The invention of the printing press in the fifteenth century changed everything. The physical book became cheap, and the content became something of value as authors began to make money off book sales (rather than through some form of patronage). The early days of printing had a wild-west-like quality that may seem eerily familiar to those of us who are writing in the Internet Age. Printers routinely reissued entire books, changing only the title and author. Cookbooks (and herbals) were early best-sellers, hence were routinely pirated.
The first attempt to tame the rampant plagiarism was England’s “Licensing Act of 1662.” It was not, however, designed to protect the rights of authors. Instead, it helped the printers to establish a monopoly on the sales of registered books. Writers would sell the “content” for a set fee, and the title was then the property of the publisher. There was nothing like today’s system of royalties, so—even if a book became a best seller—the author’s only chance of increased profit was by using the book’s success in negotiating the next book contract.
That changed in 1710. The “Statute of Anne” created the world’s first copyrights, making the author the sole owner of the work for a period of fourteen years. If, at the end of that term, the author was still alive, the copyright could be renewed for another fourteen-year term. I’d like to believe that today’s payment situation (in this electronic free-for-all that is the internet) will be resolved as it was after the early days of printing—but that is a subject for another panel.
When our new nation was formed, in the glow of The Enlightenment, the Founding Fathers realized the importance of ideas—so they incorporated, into their new Constitution, language that would secure “for limited times to authors and inventors the exclusive right to their respective writings and discoveries." It was followed, three years later, by “Copyright Act of 1790.” Like the “Statute of Anne,” it protected an author’s rights for fourteen (plus an additional fourteen) years.
Over time, the copyright law has been modified and extended to reflect changes in technology (and authors’ longevity), so that today any work created after 1 Jan 1978 is protected for the life of the author, plus seventy years.
It’s useful to think of plagiarism as an ethical term, and copyright as a legal term—and, as with all things ethical or legal, there are some precise details and some that are ripe for interpretation. Both concern the rights and responsibilities of cookbook writers.
Plagiarism is practically a capital crime in academia.
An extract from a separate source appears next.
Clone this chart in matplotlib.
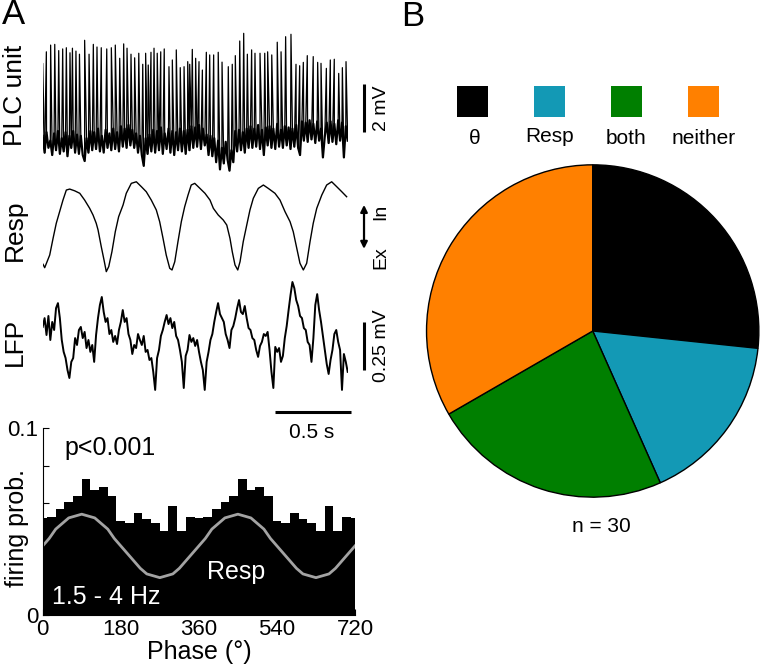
import numpy as np
import matplotlib
matplotlib.use("Agg")
import matplotlib.pyplot as plt
from matplotlib.patches import Rectangle

plt.rcParams['font.family'] = ['Liberation Sans', 'DejaVu Sans']

# ---------------- data ----------------
# PLC unit: baseline samples (mV) every 12.5 ms over 2 s
plc_dt = 0.0125
plc_baseline_mv = [
    0.3, -0.4, 0.45, -0.2, 0.1, -0.5, 0.4, -0.3, 0.5, -0.45, 0.2, -0.35, 0.45, -0.55, 0.3, -0.2, 0.5, -0.4, 0.35, -0.45,
    0.3, -0.5, -0.75, 0.2, -0.4,
    0.5, -0.3, 0.45, -0.25, 0.6, -0.35, 0.3, -0.4, 0.55, -0.2, 0.4, -0.3, 0.6, -0.25, 0.45, -0.35,
    0.7, -0.15, 0.6, -0.2, 0.75, -0.1, 0.55, -0.2,
    0.4, -0.4, 0.3, -0.5, -0.95, 0.2, -0.45, 0.35,
    -0.35, 0.55, -0.4, 0.5, -0.3, 0.65, -0.45, 0.4, -0.25, 0.6, -0.4, 0.5, -0.5, 0.45, -0.3, 0.6, -0.35, 0.5, -0.45, 0.55, -0.3,
    0.7, -0.2, 0.65, -0.15, 0.75, -0.25, 0.6, -0.1,
    0.35, -0.5, 0.3, -0.55, 0.2,
    -0.8, 0.1, -1.1, -0.2, -0.85, 0.05, -0.7, -1.15, -0.3, -0.8,
    0.5, -0.35, 0.55, -0.3, 0.45, -0.4, 0.6, -0.2,
    0.7, -0.2, 0.6, -0.15, 0.75, -0.25, 0.55, -0.5, 0.65, -0.1, 0.7, -0.2, 0.6, -0.25, 0.8, -0.15, 0.55, -0.2, 0.7, -0.1,
    0.65, -0.25, 0.6, -0.15, 0.75, -0.2,
    -0.5, 0.9, 0.1, 0.85, 0.05, 0.95, 0.15, 0.8, 0.0, 0.9, 0.1,
    0.6, -0.6, 0.3,
    0.85, 0.0, 0.9, 0.05, 0.8, -0.05, 0.95, 0.1, 0.85, -0.6, 0.7, 0.1,
]
spike_t = [0.000, 0.024, 0.052, 0.079, 0.105, 0.131, 0.155, 0.179, 0.195, 0.218, 0.241, 0.275, 0.304, 0.332,
           0.356, 0.384, 0.420, 0.450, 0.476, 0.505, 0.531, 0.553, 0.579, 0.603, 0.630, 0.656, 0.675, 0.692,
           0.710, 0.730, 0.751, 0.774, 0.797, 0.828, 0.850, 0.876, 0.902, 0.927, 0.951, 0.964, 0.981, 1.003,
           1.025, 1.047, 1.073, 1.095, 1.121, 1.151, 1.176, 1.217, 1.243, 1.263, 1.292, 1.318, 1.342, 1.370,
           1.392, 1.425, 1.456, 1.475, 1.502, 1.538, 1.563, 1.593, 1.628, 1.661, 1.685, 1.709, 1.735, 1.774,
           1.803, 1.825, 1.860, 1.886, 1.912, 1.941, 1.965, 1.989]
spike_peak_mv = [3.32, 3.80, 4.08, 4.11, 3.85, 3.92, 3.97, 3.76, 3.95, 3.83, 3.70, 4.28, 3.70, 4.11,
                 4.00, 3.97, 3.92, 3.97, 4.08, 3.53, 4.13, 3.95, 3.70, 3.55, 3.74, 3.28, 3.74, 3.25,
                 3.78, 3.95, 3.74, 3.80, 3.92, 3.18, 3.46, 3.88, 3.14, 3.18, 3.39, 3.28, 3.90, 3.53,
                 3.39, 3.04, 3.78, 3.67, 3.67, 3.78, 3.37, 3.18, 3.28, 3.64, 4.25, 4.57, 3.70, 3.88,
                 3.74, 3.74, 3.74, 3.80, 3.67, 4.20, 3.80, 4.43, 4.53, 3.28, 3.22, 3.36, 3.64, 3.60,
                 3.36, 3.32, 3.11, 3.46, 3.49, 2.90, 3.14, 3.39]

# Respiration (normalized, inspiration up)
resp_t = [0.002, 0.013, 0.046, 0.068, 0.089, 0.111, 0.133, 0.155, 0.177, 0.210, 0.243, 0.275, 0.308, 0.330,
          0.351, 0.363, 0.384, 0.402, 0.417, 0.433, 0.454, 0.476, 0.498, 0.527, 0.548, 0.581, 0.614, 0.647,
          0.679, 0.712, 0.745, 0.767, 0.789, 0.810, 0.833, 0.848, 0.866, 0.887, 0.909, 0.931, 0.953, 0.974,
          0.997, 1.031, 1.064, 1.097, 1.119, 1.151, 1.184, 1.207, 1.228, 1.243, 1.261, 1.279, 1.294, 1.315,
          1.338, 1.359, 1.381, 1.414, 1.447, 1.479, 1.523, 1.556, 1.589, 1.622, 1.643, 1.666, 1.687, 1.709,
          1.731, 1.753, 1.774, 1.797, 1.830, 1.862, 1.895, 1.928, 1.961, 1.993]
resp_v = [0.065, 0.026, 0.170, 0.360, 0.531, 0.663, 0.795, 0.909, 0.92, 0.90, 0.872, 0.795, 0.701, 0.625,
          0.531, 0.455, 0.265, 0.114, -0.019, 0.038, 0.208, 0.435, 0.606, 0.739, 0.872, 0.985, 1.003, 0.947,
          0.890, 0.795, 0.682, 0.549, 0.360, 0.170, 0.019, 0.000, 0.094, 0.322, 0.549, 0.719, 0.852, 0.966,
          0.985, 0.928, 0.872, 0.795, 0.701, 0.625, 0.568, 0.511, 0.360, 0.208, 0.057, 0.000, 0.094, 0.322,
          0.511, 0.682, 0.815, 0.928, 0.966, 0.928, 0.872, 0.795, 0.663, 0.549, 0.435, 0.247, 0.076, 0.000,
          0.076, 0.322, 0.531, 0.701, 0.852, 0.966, 1.003, 0.947, 0.890, 0.833]

# LFP (µV) every 12.5 ms
lfp_dt = 0.0125
lfp_uv = [42, 88, 0, 99, -26, 68, 26, 140, 166, 88, -26, -88, -120, -182, -224, -140, -120, -16, -52, 26,
          42, -16, 16, -68, -26, -88, -52, -140, 0, 88, 156, 198, 120, 68, 88, 5, 26, -36, -5, -47,
          26, 68, 130, 68, 88, 5, -26, -99, -52, -68, 5, -26, -52, -5, -88, -78, -130, -120, -192, -286,
          -120, -78, -5, 26, 68, 104, 57, 88, 36, 68, -5, -26, -78, -140, -276, -109, -78, 0, -36, -16,
          -57, -26, -88, -140, -182, -286, -140, -88, -26, 5, 68, 120, 166, 109, 88, 68, 5, -26, -68, 26,
          47, 88, 140, 182, 120, 109, 151, 88, 36, 26, -16, -26, -78, -114, -57, -36, 5, -5, 16, -78,
          -192, -276, -62, -88, -68, -140, -109, -16, 47, 130, 208, 276, 244, 182, 151, 99, 88, 36, 26, -36,
          -52, -140, -16, 156, 213, 130, 68, -5, -78, -151, -203, -130, -78, 5, 26, -36, -78, -286, -99, -140,
          -192]

# Phase histogram (one respiratory cycle, 20° bins, shown twice)
bin_deg = [0, 20, 40, 60, 80, 100, 120, 140, 160, 180, 200, 220, 240, 260, 280, 300, 320, 340]
firing_prob = [0.0518, 0.0523, 0.0566, 0.0604, 0.0639, 0.0730, 0.0670, 0.0688, 0.0638,
               0.0502, 0.0495, 0.0545, 0.0513, 0.0491, 0.0452, 0.0584, 0.0452, 0.0527]
ref_deg = [0, 15, 30, 45, 60, 75, 90, 105, 120, 135, 150, 165, 180, 195, 210, 225, 240, 255, 270,
           285, 300, 315, 330, 345]
ref_resp = [0.037, 0.041, 0.046, 0.049, 0.052, 0.053, 0.054, 0.053, 0.052, 0.049, 0.046, 0.041,
            0.037, 0.033, 0.029, 0.025, 0.022, 0.021, 0.020, 0.021, 0.022, 0.025, 0.029, 0.033]

# Pie
pie_labels = ['θ', 'Resp', 'both', 'neither']
pie_counts = [8, 5, 7, 10]
pie_colors = ['#000000', '#1399b5', '#007f00', '#ff8000']

# ---------------- figure ----------------
W, H = 762, 672
fig = plt.figure(figsize=(W / 100, H / 100), dpi=100)


def px_axes(x0, y0, x1, y1):
    return fig.add_axes([x0 / W, 1 - y1 / H, (x1 - x0) / W, (y1 - y0) / H])


def ftext(x, y, s, **kw):
    kw.setdefault('ha', 'center')
    kw.setdefault('va', 'center')
    return fig.text(x / W, 1 - y / H, s, **kw)


TX0, TX1 = 42.7, 347.7  # trace span, 0..2 s

# PLC unit trace: dense baseline plus spikes
base = np.array(plc_baseline_mv)
base_t = np.arange(len(base)) * plc_dt
ax1 = px_axes(TX0, 25, TX1, 175)
ax1.plot(base_t, base, color='black', lw=1.6)
for ts, pk in zip(spike_t, spike_peak_mv):
    i = min(int(ts / plc_dt), len(base) - 2)
    ax1.plot([base_t[i], ts, base_t[i + 1]], [base[i], pk, base[i + 1]], color='black', lw=0.9)
ax1.set_xlim(0, 2.0)
ax1.set_ylim(-1.333, 4.917)
ax1.axis('off')
ax1.plot([2.107, 2.107], [0.458, 2.458], color='black', lw=2.2, clip_on=False, solid_capstyle='butt')

# Resp trace
ax2 = px_axes(TX0, 175, TX1, 280)
ax2.plot(resp_t, resp_v, color='black', lw=1.0)
ax2.set_xlim(0, 2.0)
ax2.set_ylim(-0.114, 1.08)
ax2.axis('off')
ax2.annotate('', xy=(2.107, 0.74), xytext=(2.107, 0.24), annotation_clip=False,
             arrowprops=dict(arrowstyle='<|-|>', color='black', lw=1.6, mutation_scale=10,
                             shrinkA=0, shrinkB=0))

# LFP trace
ax3 = px_axes(TX0, 275, TX1, 420)
lfp_t = np.arange(len(lfp_uv)) * lfp_dt
ax3.plot(lfp_t, lfp_uv, color='black', lw=1.4)
ax3.set_xlim(0, 2.0)
ax3.set_ylim(-442.7, 312.5)
ax3.axis('off')
ax3.plot([2.107, 2.107], [-180, 70], color='black', lw=2.2, clip_on=False, solid_capstyle='butt')
ax3.plot([1.523, 2.023], [-402.6, -402.6], color='black', lw=2.2, clip_on=False, solid_capstyle='butt')

# Phase histogram
ax4 = px_axes(42.7, 428.3, 355, 615)
centers = np.concatenate([np.array(bin_deg), np.array(bin_deg) + 360, [720]])
probs = np.concatenate([firing_prob, firing_prob, firing_prob[:1]])
ax4.bar(centers, probs, width=20, color='black', align='center', linewidth=0)
ref_x = np.concatenate([ref_deg, np.array(ref_deg) + 360, [720]])
ref_y = np.concatenate([ref_resp, ref_resp, ref_resp[:1]])
ax4.plot(ref_x, ref_y, color='#a3a3a3', lw=2.0)
ax4.set_xlim(0, 720)
ax4.set_ylim(0, 0.1)
for s in ['top', 'right']:
    ax4.spines[s].set_visible(False)
for s in ['left', 'bottom']:
    ax4.spines[s].set_linewidth(0.8)
ax4.set_xticks([0, 180, 360, 540, 720])
ax4.set_yticks([0, 0.02, 0.04, 0.06, 0.08, 0.1])
ax4.set_yticklabels(['0', '', '', '', '', '0.1'])
ax4.tick_params(direction='in', length=4, width=0.8, labelsize=16, pad=3)
ax4.set_xlabel('Phase (°)', fontsize=18, labelpad=0)
ax4.text(0.215, 0.895, 'p<0.001', transform=ax4.transAxes, fontsize=18, ha='center', va='center')
ax4.text(0.62, 0.23, 'Resp', transform=ax4.transAxes, color='white', fontsize=18, ha='center', va='center')
ax4.text(0.205, 0.095, '1.5 - 4 Hz', transform=ax4.transAxes, color='white', fontsize=18, ha='center', va='center')
ftext(17, 528, 'firing prob.', fontsize=18, rotation=90)

# Pie
ax5 = px_axes(425.7, 164, 759.7, 498)
ax5.pie(pie_counts, colors=pie_colors, startangle=90, counterclock=False,
        wedgeprops=dict(edgecolor='black', linewidth=1.0))
ax5.set_xlim(-1.005, 1.005)
ax5.set_ylim(-1.005, 1.005)

# Legend of pie (squares above labels)
sq_cx = [472, 549.5, 626.5, 703.5]
lab_y = [138, 136, 138, 138]
for cx, col, lab, ly in zip(sq_cx, pie_colors, pie_labels, lab_y):
    fig.add_artist(Rectangle(((cx - 15.5) / W, 1 - 117 / H), 31 / W, 31 / H,
                             transform=fig.transFigure, facecolor=col, edgecolor='none'))
    ftext(cx + (3 if lab == 'θ' else 0), ly, lab, fontsize=15)

ftext(601.7, 527, 'n = 30', fontsize=15)

# Labels / annotations
ftext(13.5, 15, 'A', fontsize=25)
ftext(412.5, 16, 'B', fontsize=25)
ftext(15, 95, 'PLC unit', fontsize=19, rotation=90)
ftext(15, 230, 'Resp', fontsize=19, rotation=90)
ftext(15, 342, 'LFP', fontsize=19, rotation=90)
ftext(381, 108, '2 mV', fontsize=14, rotation=90)
ftext(381, 212, 'In', fontsize=14, rotation=90)
ftext(381, 258, 'Ex', fontsize=14, rotation=90)
ftext(381, 346, '0.25 mV', fontsize=14, rotation=90)
ftext(311.7, 433, '0.5 s', fontsize=15)

fig.savefig('out.png', dpi=100)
That’s because academics know that all knowledge is the result of carefully building on that which has already been learned in the past. Think of it as preserving the chain of evidence: if the chain is broken—through misappropriation, inaccurate citation, or faulty quoting—all subsequent findings are threatened. It’s to every scholar’s advantage to carefully cite every idea that has come from someone else.
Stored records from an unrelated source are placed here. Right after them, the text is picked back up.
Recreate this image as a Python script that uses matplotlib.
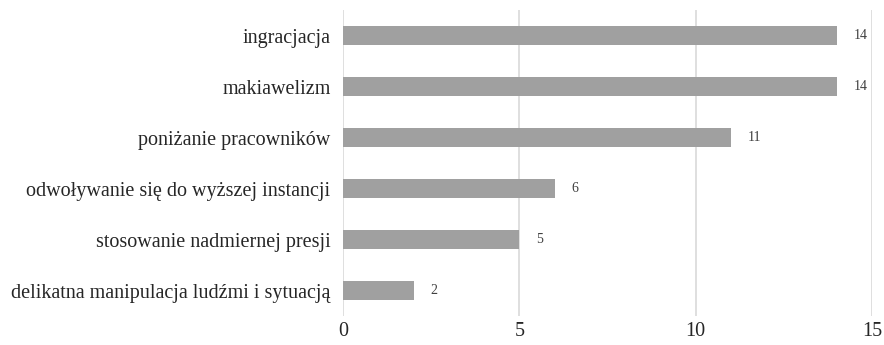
import matplotlib.pyplot as plt

categories = [
    'delikatna manipulacja ludźmi i sytuacją',
    'stosowanie nadmiernej presji',
    'odwoływanie się do wyższej instancji',
    'poniżanie pracowników',
    'makiawelizm',
    'ingracjacja',
]
counts = [2, 5, 6, 11, 14, 14]
x_ticks = [0, 5, 10, 15]

plt.rcParams['font.family'] = ['Liberation Serif', 'DejaVu Serif']

fig = plt.figure(figsize=(8.84, 3.45), dpi=100)
ax = fig.add_axes([0.388, 0.084, 0.5984, 0.887])

ypos = range(len(categories))
bars = ax.barh(ypos, counts, height=0.36, color='#a0a0a0', zorder=3)

# value labels just to the right of each bar
for b, v in zip(bars, counts):
    ax.annotate(str(v), (b.get_width(), b.get_y() + b.get_height() / 2),
                xytext=(17, 0), textcoords='offset pixels',
                va='center', ha='left', fontsize=10, color='#404040')

ax.set_yticks(list(ypos))
ax.set_yticklabels(categories, fontsize=14.5, color='#262626')
ax.set_xticks(x_ticks)
ax.set_xticklabels([str(t) for t in x_ticks], fontsize=14.5, color='#262626')
ax.set_xlim(0, 15)
ax.set_ylim(-0.5, len(categories) - 0.5)

ax.grid(axis='x', color='#d9d9d9', linewidth=1.2, zorder=0)
for s in ax.spines.values():
    s.set_visible(False)
ax.tick_params(axis='both', length=0)
ax.tick_params(axis='y', pad=9)
ax.tick_params(axis='x', pad=4)

fig.savefig('out.png', dpi=100)
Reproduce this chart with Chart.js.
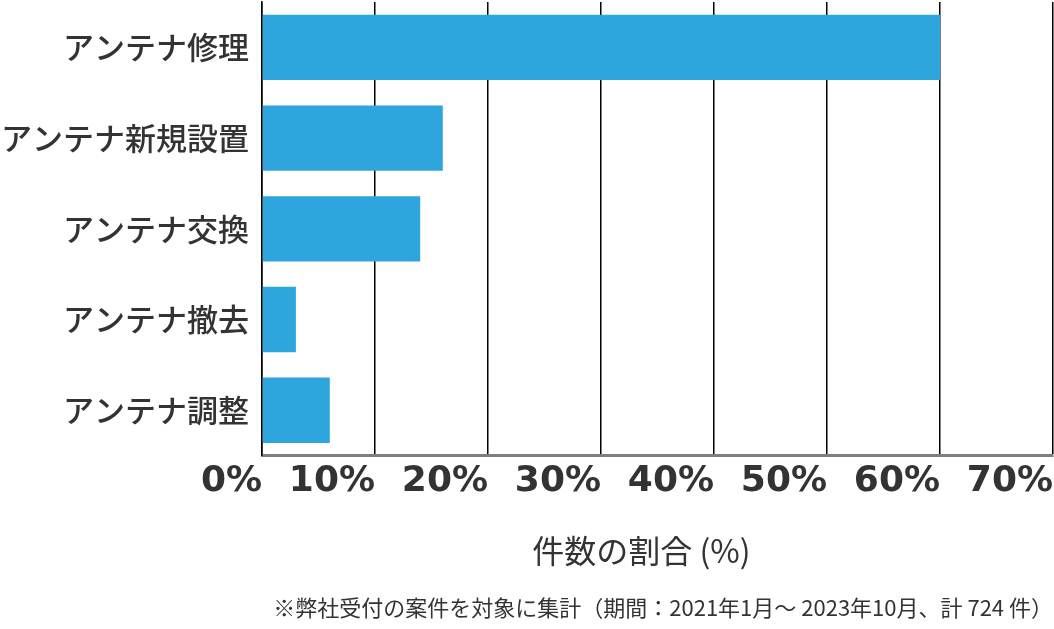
<!DOCTYPE html>
<html>
<head>
  <meta charset="UTF-8">
  <title>アンテナ工事 件数の割合</title>
  <script src="https://cdn.jsdelivr.net/npm/chart.js"></script>
  <style>
    html, body {
      margin: 0;
      padding: 0;
      background: #fff;
    }
    #wrap {
      width: 1054px;
      height: 629px;
    }
  </style>
</head>
<body>
  <div id="wrap"><canvas id="chart"></canvas></div>

  <script>
    // data
    const categories = ["アンテナ修理", "アンテナ新規設置", "アンテナ交換", "アンテナ撤去", "アンテナ調整"];
    const shares = [60.0, 16.0, 14.0, 3.0, 6.0];
    // trailing ideographic space nudges the centred title a little left, as in the original
    const axisTitle = "件数の割合 (%)\u3000";
    const footnote = "※弊社受付の案件を対象に集計（期間：2021年1月～ 2023年10月、計 724 件）";

    const jp = "'Noto Sans CJK JP', 'Noto Sans', sans-serif";

    new Chart(document.getElementById("chart"), {
      type: "bar",
      data: {
        labels: categories,
        datasets: [{
          data: shares,
          backgroundColor: "#2ea6dd",
          borderWidth: 0,
          categoryPercentage: 1,
          barPercentage: 0.72
        }]
      },
      options: {
        indexAxis: "y",
        responsive: true,
        maintainAspectRatio: false,
        animation: false,
        layout: { padding: { top: 2, right: 1, left: 0, bottom: 0 } },
        plugins: {
          legend: { display: false },
          tooltip: { enabled: false },
          subtitle: {
            display: true,
            text: footnote,
            position: "bottom",
            align: "end",
            color: "#333",
            font: { family: jp, size: 22 },
            padding: { top: 8, bottom: 8 }
          }
        },
        scales: {
          x: {
            min: 0,
            max: 70,
            afterFit: s => {
              s.height = 131;
              s.paddingLeft = 0;
              s.paddingRight = 0;
            },
            ticks: {
              stepSize: 10,
              align: "end",
              padding: 4,
              color: "#333",
              font: { family: "'DejaVu Sans', sans-serif", size: 36, weight: "bold" },
              callback: v => v + "%"
            },
            grid: {
              color: "#000",
              lineWidth: 1.5,
              drawTicks: false
            },
            border: { color: "#7f7f7f", width: 3 },
            title: {
              display: true,
              text: axisTitle,
              color: "#333",
              font: { family: jp, size: 32 },
              padding: { top: 0, bottom: 17 }
            }
          },
          y: {
            afterFit: s => {
              s.width = 262;
              s.paddingTop = 0;
              s.paddingBottom = 0;
            },
            ticks: {
              padding: 13,
              color: "#333",
              font: { family: jp, size: 31, weight: 500 }
            },
            grid: { display: false, drawTicks: false },
            border: { color: "#000", width: 1.5 }
          }
        }
      }
    });
  </script>
</body>
</html>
For a cookbook author, something similar is in effect. As Amanda Hesser said, in this very conference, "History of cooking is tweaking recipes." When we adapt or “tweak” a recipe, our work is part of a continuum of cooking ideas that stretches back to a time long before Apicius (whoever he was). Our work is more meaningful, not less, when we share the credit with those who came before us.
Copyright law, on the other hand, doesn’t protect ideas at all; that’s part of the realm of ethical concerns about which plagiary is concerned. Copyright only protects the expression of ideas. A list of ingredients in a recipe is an idea, hence not copyrightable—however, the way a recipe’s steps are written may be copyrightable.
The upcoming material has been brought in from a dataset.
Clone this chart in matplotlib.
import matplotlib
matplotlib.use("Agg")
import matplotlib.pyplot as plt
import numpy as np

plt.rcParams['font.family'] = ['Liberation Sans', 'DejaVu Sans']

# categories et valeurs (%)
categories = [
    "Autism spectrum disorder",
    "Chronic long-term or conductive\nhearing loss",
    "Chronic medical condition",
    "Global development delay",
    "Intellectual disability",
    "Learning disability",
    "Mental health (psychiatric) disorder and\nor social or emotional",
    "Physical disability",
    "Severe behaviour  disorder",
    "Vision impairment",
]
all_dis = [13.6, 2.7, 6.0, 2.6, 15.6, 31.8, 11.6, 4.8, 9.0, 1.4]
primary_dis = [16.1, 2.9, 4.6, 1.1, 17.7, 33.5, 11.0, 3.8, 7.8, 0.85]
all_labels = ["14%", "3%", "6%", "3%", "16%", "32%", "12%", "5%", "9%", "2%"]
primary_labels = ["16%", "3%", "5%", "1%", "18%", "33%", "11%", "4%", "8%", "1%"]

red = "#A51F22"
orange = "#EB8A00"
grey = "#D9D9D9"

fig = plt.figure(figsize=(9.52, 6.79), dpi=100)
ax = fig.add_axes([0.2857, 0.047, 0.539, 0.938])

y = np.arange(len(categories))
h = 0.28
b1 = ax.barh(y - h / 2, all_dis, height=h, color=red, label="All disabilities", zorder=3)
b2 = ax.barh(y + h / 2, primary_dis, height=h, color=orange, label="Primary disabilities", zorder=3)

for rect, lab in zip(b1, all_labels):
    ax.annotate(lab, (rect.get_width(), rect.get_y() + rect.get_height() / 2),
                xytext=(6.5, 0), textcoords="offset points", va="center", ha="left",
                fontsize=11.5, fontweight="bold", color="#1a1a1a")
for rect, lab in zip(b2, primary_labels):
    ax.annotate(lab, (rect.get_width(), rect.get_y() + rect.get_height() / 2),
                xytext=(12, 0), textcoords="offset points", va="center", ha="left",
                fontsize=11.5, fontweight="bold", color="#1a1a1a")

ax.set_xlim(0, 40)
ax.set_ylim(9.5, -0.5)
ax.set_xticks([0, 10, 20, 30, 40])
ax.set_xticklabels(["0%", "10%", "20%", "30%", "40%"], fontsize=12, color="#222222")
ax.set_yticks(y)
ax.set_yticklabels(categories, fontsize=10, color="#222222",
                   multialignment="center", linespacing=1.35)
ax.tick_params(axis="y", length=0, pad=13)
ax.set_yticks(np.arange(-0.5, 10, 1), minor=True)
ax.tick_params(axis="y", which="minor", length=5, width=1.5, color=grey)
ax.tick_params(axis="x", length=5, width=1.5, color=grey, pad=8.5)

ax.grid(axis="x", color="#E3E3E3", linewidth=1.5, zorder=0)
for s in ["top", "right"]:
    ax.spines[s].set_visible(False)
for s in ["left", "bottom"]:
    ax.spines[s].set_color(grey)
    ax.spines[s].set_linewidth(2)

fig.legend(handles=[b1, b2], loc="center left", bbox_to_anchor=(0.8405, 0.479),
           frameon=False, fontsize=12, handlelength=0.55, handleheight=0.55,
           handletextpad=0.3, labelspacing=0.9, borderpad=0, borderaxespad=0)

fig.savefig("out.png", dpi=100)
So: “1 Tbsp. buckwheat honey” is not protected, but “warm one tablespoon of buckwheat honey with two tablespoons of freshly squeezed orange juice, stirring until completely dissolved” can be copyrighted. Does that mean that we can merely take another’s recipe, paraphrasing just enough to escape the letter of the law? Technically, I suppose we could, legally—but we would be ethically amiss, and risk violating the canons regarding plagiarism.
It is conceivable that a recipe might utilize some technique that is so innovative that it is patentable—but, again, that’s well outside the range of our current discussion.
I’m sure that the other panelists have already covered many of the complexities of the plagiarism/copyright problem. But it might be useful to summarize in a different way altogether. Tom Lehrer’s song about the mathematician Nikolai Ivanovich Lobachevsky included a bit of satirical advice we might all keep in mind:
Let no one else's work evade your eyes,
Remember why the good Lord made your eyes,
So don't shade your eyes,
But plagiarize, plagiarize, plagiarize...
Only be sure always to call it please research.
We all use recipes that have come before us to build new ones, but—if we’re careful to cite our sources, being “sure always to call it please research”—we will be remembered not as pirates, but as collaborators with the cookbook authors who preceded us.